"I think it's gonna be a long, long time, `till touchdown brings me round again to find, I'm not the man they think I am at home... I'm a rocketman, burning out his fuel out here alone..." Rocketman by Elton John and Bernie Taupin.

Thursday, September 30, 2004

Travelers, there is no path. Paths are made by walking. -- Antonio Machado

I spent most of the week finishing a script that refused to fix itself up. The deadline was fast approaching and the Director and Producer kept inquiring over the piece and I would just stare and stare at the blank computer screen and find myself without any drive to start writing.

But eventually I did. I always seem to have a reserve of energy and determination at crunch time. It saved my butt was again but I really can't afford to keep doing that. It's not professional, it isn't responsible.

I find myself at a point when things are ending. Ending of a particular mood or atmosphere. One of my shows is ending its season and will not return. Another of my shows might not come back at all and I find myself trying to figure out what happens next. Amongst my friends, we've sort of reached a point where we know we must turn back or travel through a different road. If we stay on this one, it will tear us apart as individuals. I've run my good fortune through its final legs and must see if I've made something for myself, made good use of the time I was given.

This era, if I may call it that is coming to a close and a new one must begin. For every ending, a new beginning arises. One always does. I wonder what it would be like.

With the script over, I feel like I can try to regain a semblance of the life I was living back and then, I find myself staring at the end and awaiting for something new. I don't know why but I feel hopeful. I've never been very sentimental, as a person. I have gotten used to good byes and they don't really scare me. I've never been one who was afraid of moving on.

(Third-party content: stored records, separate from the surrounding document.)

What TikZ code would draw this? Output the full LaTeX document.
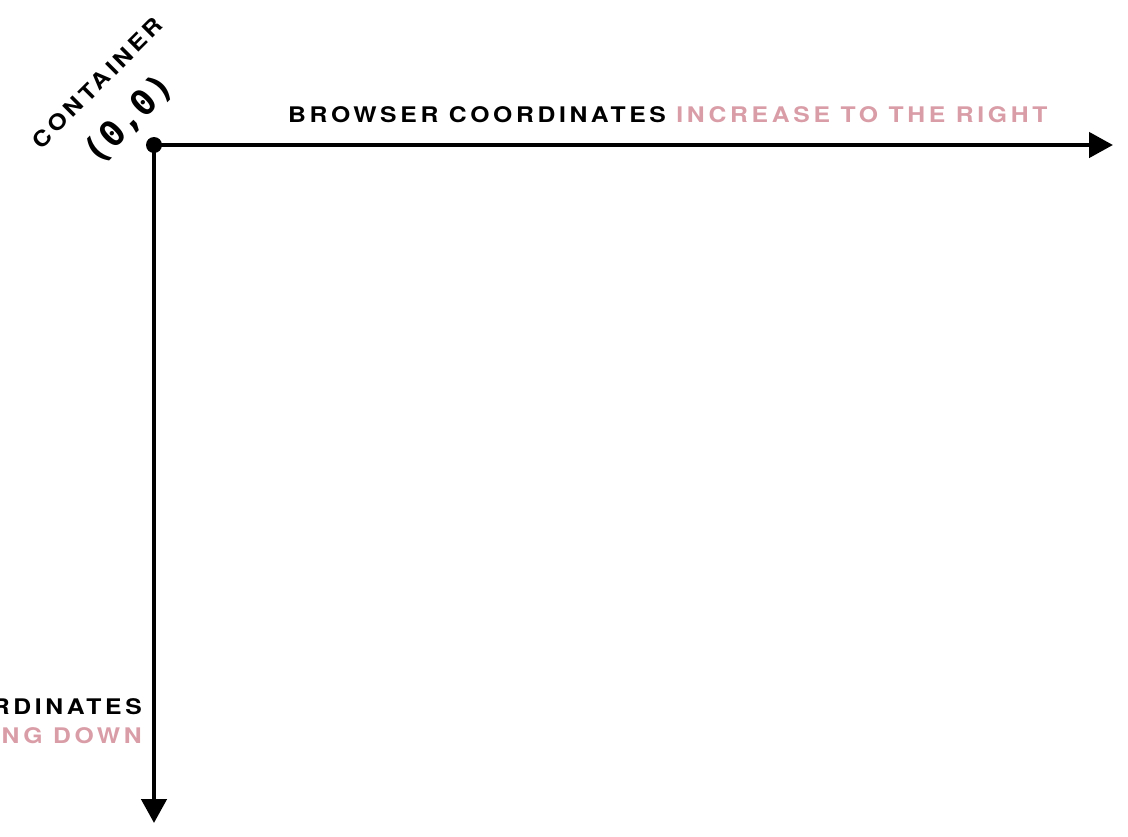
\documentclass[tikz,border=0pt]{standalone}
\usepackage{fontspec}
\setmainfont{TeX Gyre Heros}
\newfontfamily\labfont[LetterSpace=17,FakeStretch=1.15]{TeX Gyre Heros}
\newfontfamily\monofont[LetterSpace=0,FakeStretch=1.05]{DejaVu Sans Mono}
\usetikzlibrary{arrows.meta}
\definecolor{accent}{HTML}{D99DA7}
\tikzset{
  axis/.style={line width=4.6pt, -{Triangle[length=24pt,width=25pt]}},
  lab/.style={inner sep=0pt, font=\labfont\bfseries\fontsize{21.5}{26}\selectfont},
  monolab/.style={inner sep=0pt, font=\monofont\bfseries\fontsize{35}{38}\selectfont},
}
\begin{document}
\begin{tikzpicture}[x=1pt,y=-1pt]
\clip (0,0) rectangle (1128,836);
\coordinate (O) at (154,145);
\coordinate (R) at (1113,145);
\coordinate (D) at (154,823);
\draw[axis] (O) -- (R);
\draw[axis] (O) -- (D);
\fill (O) circle (8);
\node[lab, anchor=base west] (top) at (288,122.5) {BROWSER COORDINATES \textcolor{accent}{INCREASE TO THE RIGHT}};
\node[lab, anchor=base east] (bl1) at (142,714) {BROWSER COORDINATES};
\node[lab, anchor=base east, text=accent] (bl2) at (142,743) {INCREASE GOING DOWN};
\node[lab, rotate=45] (cont) at (97.5,83) {CONTAINER};
\node[monolab, rotate=45] (zero) at (129,119.5) {(0,0)};
\end{tikzpicture}
\end{document}
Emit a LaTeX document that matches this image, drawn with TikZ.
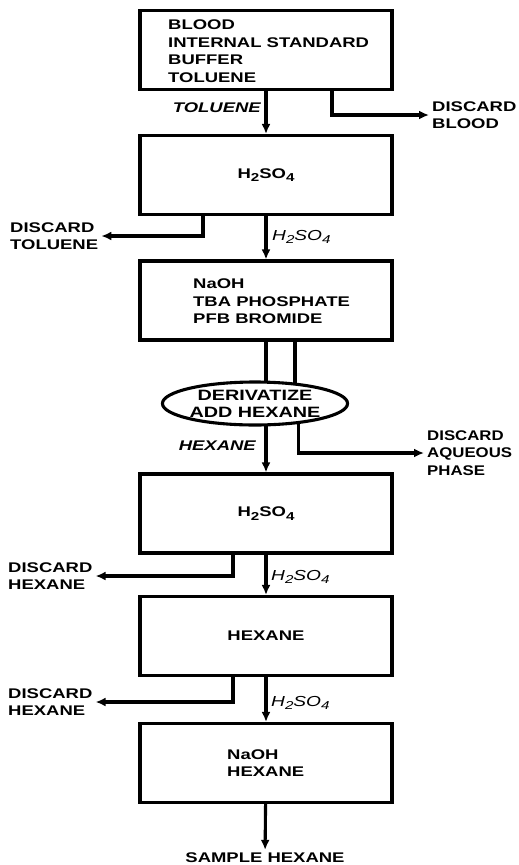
\documentclass[tikz,border=0pt]{standalone}
\usepackage{fontspec}
\setmainfont{Liberation Sans}[FakeStretch=1.32]
\newfontfamily\narrowfont{Liberation Sans}[FakeStretch=1.2]
\usetikzlibrary{shapes.geometric,arrows.meta}
\newcommand{\subs}[1]{\raisebox{-0.45ex}{\fontsize{11.5}{11.5}\selectfont #1}}
\begin{document}
\begin{tikzpicture}[x=1pt,y=-1pt,
  box/.style={draw,line width=3.1pt,minimum width=252pt,minimum height=79pt,inner sep=0pt,
    font=\bfseries\fontsize{14}{17.5}\selectfont},
  txt/.style={font=\bfseries\fontsize{14}{17.5}\selectfont,align=left,inner sep=3pt},
  lab/.style={font=\bfseries\itshape\fontsize{14}{17}\selectfont,inner sep=0pt},
  hlab/.style={font=\itshape\fontsize{14.5}{17}\selectfont,inner sep=0pt},
  ln/.style={line width=3.1pt},
  arr/.style={line width=3.1pt,-{Latex[length=10pt,width=9pt]}}]
\useasboundingbox (0,0) rectangle (519,865);

% boxes
\node[box] (b1) at (266,50) {};
\node[txt,anchor=west] (t1) at (165,51) {BLOOD\\INTERNAL STANDARD\\BUFFER\\TOLUENE};
\node[box] (b2) at (266,175) {H\subs{2}SO\subs{4}};
\node[box] (b3) at (266,300.5) {};
\node[txt,anchor=west] (t3) at (190,301.5) {NaOH\\TBA PHOSPHATE\\PFB BROMIDE};
\node[draw,ellipse,line width=3.1pt,minimum width=156pt,minimum height=43pt,inner sep=0pt,
  align=center,font=\bfseries\fontsize{15}{17}\selectfont] (ell) at (255,403.5) {DERIVATIZE\\ADD HEXANE};
\node[box] (b4) at (266,513.5) {H\subs{2}SO\subs{4}};
\node[box] (b5) at (266,636) {HEXANE};
\node[box] (b6) at (266,763) {};
\node[txt,anchor=west] (t6) at (224,763) {NaOH\\HEXANE};

% side texts
\node[txt,anchor=west] (dblood) at (429,115) {DISCARD\\BLOOD};
\node[txt,anchor=west] (dtol) at (7,236) {DISCARD\\TOLUENE};
\node[txt,anchor=west,font=\narrowfont\bfseries\fontsize{14}{17.5}\selectfont] (daq) at (424,453) {DISCARD\\AQUEOUS\\PHASE};
\node[txt,anchor=west] (dhex1) at (5,576) {DISCARD\\HEXANE};
\node[txt,anchor=west] (dhex2) at (5,702) {DISCARD\\HEXANE};
\node[txt] (sample) at (265,858) {SAMPLE HEXANE};

% arrow labels
\node[lab,anchor=east] (ltol) at (261,108) {TOLUENE};
\node[hlab,anchor=west] (lh1) at (272,237) {H\subs{2}SO\subs{4}};
\node[lab,anchor=east] (lhex) at (256,446) {HEXANE};
\node[hlab,anchor=west] (lh2) at (271,577) {H\subs{2}SO\subs{4}};
\node[hlab,anchor=west] (lh3) at (271,703) {H\subs{2}SO\subs{4}};

% connectors
\draw[arr] (b1) -- (b2);
\draw[arr] ([xshift=66pt]b1.south) |- (dblood.west);
\draw[arr] ([xshift=-63pt]b2.south) |- (dtol.east);
\draw[arr] (b2) -- (b3);
\coordinate (r3) at ([xshift=29pt]b3.south);
\draw[ln] (b3.south) -- (ell.65 -| b3.south);
\draw[ln] (r3) -- (ell.25 -| r3);
\draw[arr] (ell.-65 -| b4.north) -- (b4.north);
\draw[arr] (ell.-25) |- (daq.west);
\draw[arr] ([xshift=-33pt]b4.south) |- (dhex1.east);
\draw[arr] (b4) -- (b5);
\draw[arr] ([xshift=-33pt]b5.south) |- (dhex2.east);
\draw[arr] (b5) -- (b6);
\draw[arr] (b6) -- (sample);
\end{tikzpicture}
\end{document}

Maybe that's why I find myself listening to Leaving Las Vegas a lot. Sheryl Crow's song about moving on and realising that luck can only take you so far and when the cards are down and you've lost all your money; when the shit hits the fan and you're out on the dumps, you pack up your bags and move on. Hope springs eternal, she sings but I find it sarcastic more than a declaration of some truth. Hope is picking up the shattered pieces and moving on and fixing it in a better place.

After all, we all can't stay in one place forever.

I look at the clouds and the full moon that is ending and see a glimmer. Hope springs eternal. It never ends as long as we realise that when things end, something else begins.